Exercise description:
Can you output the material exactly as written, minus any pictures it holds?

=== Information provided ===

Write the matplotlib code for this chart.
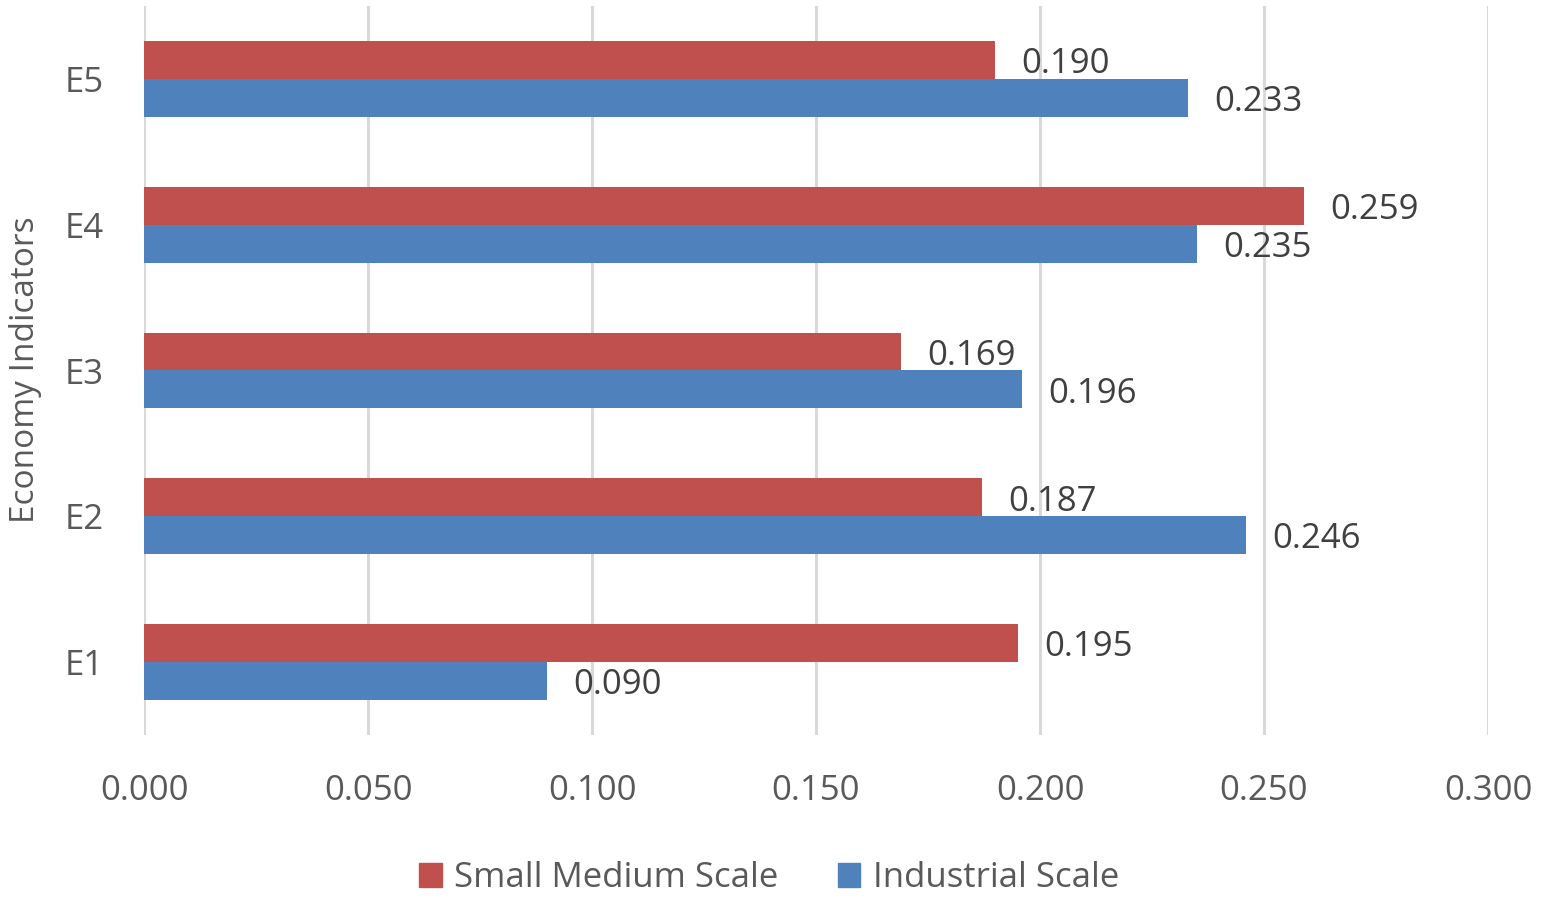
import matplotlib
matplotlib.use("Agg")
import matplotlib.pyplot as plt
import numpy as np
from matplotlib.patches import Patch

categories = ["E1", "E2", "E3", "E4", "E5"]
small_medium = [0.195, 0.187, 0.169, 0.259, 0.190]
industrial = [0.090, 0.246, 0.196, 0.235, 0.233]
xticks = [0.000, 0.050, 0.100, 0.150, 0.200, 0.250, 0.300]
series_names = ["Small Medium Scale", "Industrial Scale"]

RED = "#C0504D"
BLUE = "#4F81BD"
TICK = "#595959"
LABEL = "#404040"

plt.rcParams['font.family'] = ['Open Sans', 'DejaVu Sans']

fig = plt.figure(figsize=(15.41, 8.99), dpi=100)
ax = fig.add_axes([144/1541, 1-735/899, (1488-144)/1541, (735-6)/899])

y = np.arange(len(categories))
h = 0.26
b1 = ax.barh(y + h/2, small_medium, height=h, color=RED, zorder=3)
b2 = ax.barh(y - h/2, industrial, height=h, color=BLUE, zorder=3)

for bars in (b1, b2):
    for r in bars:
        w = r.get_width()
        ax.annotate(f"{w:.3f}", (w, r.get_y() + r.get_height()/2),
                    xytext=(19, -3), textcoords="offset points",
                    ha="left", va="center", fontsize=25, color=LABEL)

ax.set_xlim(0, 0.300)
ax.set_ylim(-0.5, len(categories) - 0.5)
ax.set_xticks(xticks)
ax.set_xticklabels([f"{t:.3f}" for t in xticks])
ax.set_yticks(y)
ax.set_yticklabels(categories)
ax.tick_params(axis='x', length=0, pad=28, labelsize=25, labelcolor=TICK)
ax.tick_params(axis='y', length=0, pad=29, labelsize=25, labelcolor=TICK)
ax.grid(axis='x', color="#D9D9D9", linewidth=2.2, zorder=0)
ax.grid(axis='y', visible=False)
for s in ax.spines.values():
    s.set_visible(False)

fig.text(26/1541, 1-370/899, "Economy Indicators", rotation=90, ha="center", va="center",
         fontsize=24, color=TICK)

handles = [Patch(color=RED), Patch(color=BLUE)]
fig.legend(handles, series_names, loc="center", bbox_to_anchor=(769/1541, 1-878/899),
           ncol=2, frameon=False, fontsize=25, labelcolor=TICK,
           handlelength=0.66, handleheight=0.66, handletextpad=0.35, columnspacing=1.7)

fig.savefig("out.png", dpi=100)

===

Solution for this task:
Write the matplotlib code for this chart.
import matplotlib
matplotlib.use("Agg")
import matplotlib.pyplot as plt
import numpy as np
from matplotlib.patches import Patch

categories = ["E1", "E2", "E3", "E4", "E5"]
small_medium = [0.195, 0.187, 0.169, 0.259, 0.190]
industrial = [0.090, 0.246, 0.196, 0.235, 0.233]
xticks = [0.000, 0.050, 0.100, 0.150, 0.200, 0.250, 0.300]
series_names = ["Small Medium Scale", "Industrial Scale"]

RED = "#C0504D"
BLUE = "#4F81BD"
TICK = "#595959"
LABEL = "#404040"

plt.rcParams['font.family'] = ['Open Sans', 'DejaVu Sans']

fig = plt.figure(figsize=(15.41, 8.99), dpi=100)
ax = fig.add_axes([144/1541, 1-735/899, (1488-144)/1541, (735-6)/899])

y = np.arange(len(categories))
h = 0.26
b1 = ax.barh(y + h/2, small_medium, height=h, color=RED, zorder=3)
b2 = ax.barh(y - h/2, industrial, height=h, color=BLUE, zorder=3)

for bars in (b1, b2):
    for r in bars:
        w = r.get_width()
        ax.annotate(f"{w:.3f}", (w, r.get_y() + r.get_height()/2),
                    xytext=(19, -3), textcoords="offset points",
                    ha="left", va="center", fontsize=25, color=LABEL)

ax.set_xlim(0, 0.300)
ax.set_ylim(-0.5, len(categories) - 0.5)
ax.set_xticks(xticks)
ax.set_xticklabels([f"{t:.3f}" for t in xticks])
ax.set_yticks(y)
ax.set_yticklabels(categories)
ax.tick_params(axis='x', length=0, pad=28, labelsize=25, labelcolor=TICK)
ax.tick_params(axis='y', length=0, pad=29, labelsize=25, labelcolor=TICK)
ax.grid(axis='x', color="#D9D9D9", linewidth=2.2, zorder=0)
ax.grid(axis='y', visible=False)
for s in ax.spines.values():
    s.set_visible(False)

fig.text(26/1541, 1-370/899, "Economy Indicators", rotation=90, ha="center", va="center",
         fontsize=24, color=TICK)

handles = [Patch(color=RED), Patch(color=BLUE)]
fig.legend(handles, series_names, loc="center", bbox_to_anchor=(769/1541, 1-878/899),
           ncol=2, frameon=False, fontsize=25, labelcolor=TICK,
           handlelength=0.66, handleheight=0.66, handletextpad=0.35, columnspacing=1.7)

fig.savefig("out.png", dpi=100)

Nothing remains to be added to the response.